Court rules bank of mum and dad is not a right
NEW YORK: A court has ruled that the “bank of mum and dad” is not a legal obligation to permanently underwrite children’s fiscal needs.
Italy’s top appeals court has told a 32-year-old man that he does not have the right to financial support from his father, in a case that has made headlines in a country where millions rely on the bank of mum and dad.
The unemployed man, whose name was withheld for privacy reasons, has been living with his mother in Sicily since she and his father divorced several years ago.
The mother wanted to keep receiving a monthly sum from her ex-husband to provide for their son, and maintain the right for the pair to live in the family home.

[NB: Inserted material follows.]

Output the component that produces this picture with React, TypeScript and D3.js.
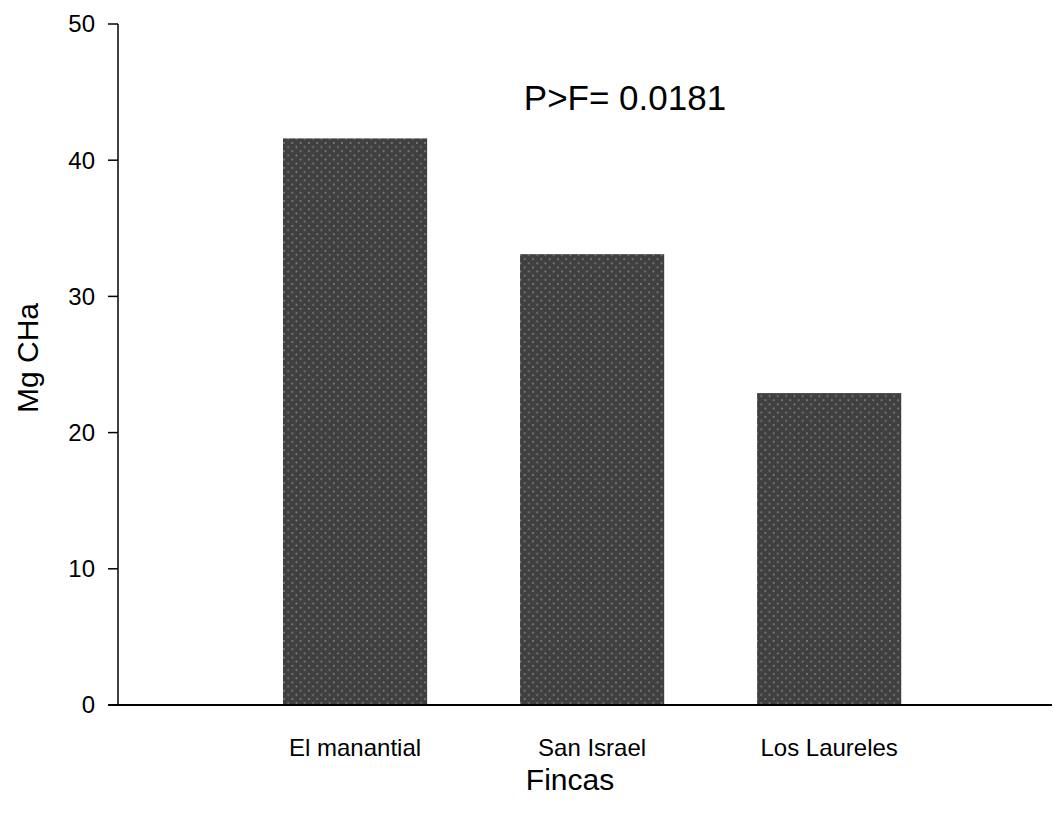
import React from "react";
import * as d3 from "d3";

const categories = ["El manantial", "San Israel", "Los Laureles"];
const values = [41.6, 33.1, 22.9];
const yTicks = [0, 10, 20, 30, 40, 50];
const annotation = "P>F= 0.0181";
const xLabel = "Fincas";
const yLabel = "Mg CHa";

export default function App() {
  const W = 1054, H = 815;
  const left = 118, right = 1052, bottom = 705, top = 24;
  const y = d3.scaleLinear().domain([0, 50]).range([bottom, top]);
  const x = d3.scaleLinear().domain([0, 3.94]).range([left, right]);
  const barW = x(0.608) - x(0);
  const font = "Liberation Sans, Arial, sans-serif";
  return (
    <svg width={W} height={H} style={{ position: "absolute", left: 0, top: 0, background: "#fff" }}>
      <defs>
        <pattern id="dots" width={8.3} height={8.3} patternUnits="userSpaceOnUse">
          <rect width={8.3} height={8.3} fill="#404040" />
          <rect x={1} y={1} width={1.6} height={1.6} fill="#8a8a8a" />
          <rect x={5.15} y={5.15} width={1.6} height={1.6} fill="#8a8a8a" />
        </pattern>
      </defs>
      {values.map((v, i) => (
        <rect key={i} x={x(i + 1) - barW / 2} y={y(v)} width={barW} height={y(0) - y(v)} fill="url(#dots)" />
      ))}
      <line x1={left} x2={left} y1={y(50)} y2={y(0)} stroke="#000" strokeWidth={1.5} />
      <line x1={left - 10} x2={right} y1={y(0)} y2={y(0)} stroke="#000" strokeWidth={2} />
      {yTicks.map((t) => (
        <g key={t}>
          <line x1={left - 10} x2={left} y1={y(t)} y2={y(t)} stroke="#000" strokeWidth={1.5} />
          <text x={95} y={y(t)} dy="0.35em" textAnchor="end" fontFamily={font} fontSize={24}>{t}</text>
        </g>
      ))}
      {categories.map((c, i) => (
        <text key={c} x={x(i + 1)} y={756} textAnchor="middle" fontFamily={font} fontSize={24}>{c}</text>
      ))}
      <text x={570} y={790} textAnchor="middle" fontFamily={font} fontSize={30}>{xLabel}</text>
      <text transform={`translate(38,358) rotate(-90)`} textAnchor="middle" fontFamily={font} fontSize={30}>{yLabel}</text>
      <text x={625} y={110} textAnchor="middle" fontFamily={font} fontSize={35}>{annotation}</text>
    </svg>
  );
}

Judges initially ruled in her favour in 2018, but this was overturned on appeal in 2020 and upheld by the Court of Cassation, Italy’s top court, in a verdict published this month.
Appealing to the “principle of self-responsibility”, the court said a son should not “abuse the right to be supported by a parent beyond reasonable limits of time and measure”.
Extended parental support could only be justified for offspring who are still in education or training, it said.
The Sicilian man in question last attended professional training courses in 2012, it was reported.
Judges, who did not specify how much money the man has until now been receiving from his father, said there were no “objective or subjective circumstances that could justify his inability to enter into the labour market”.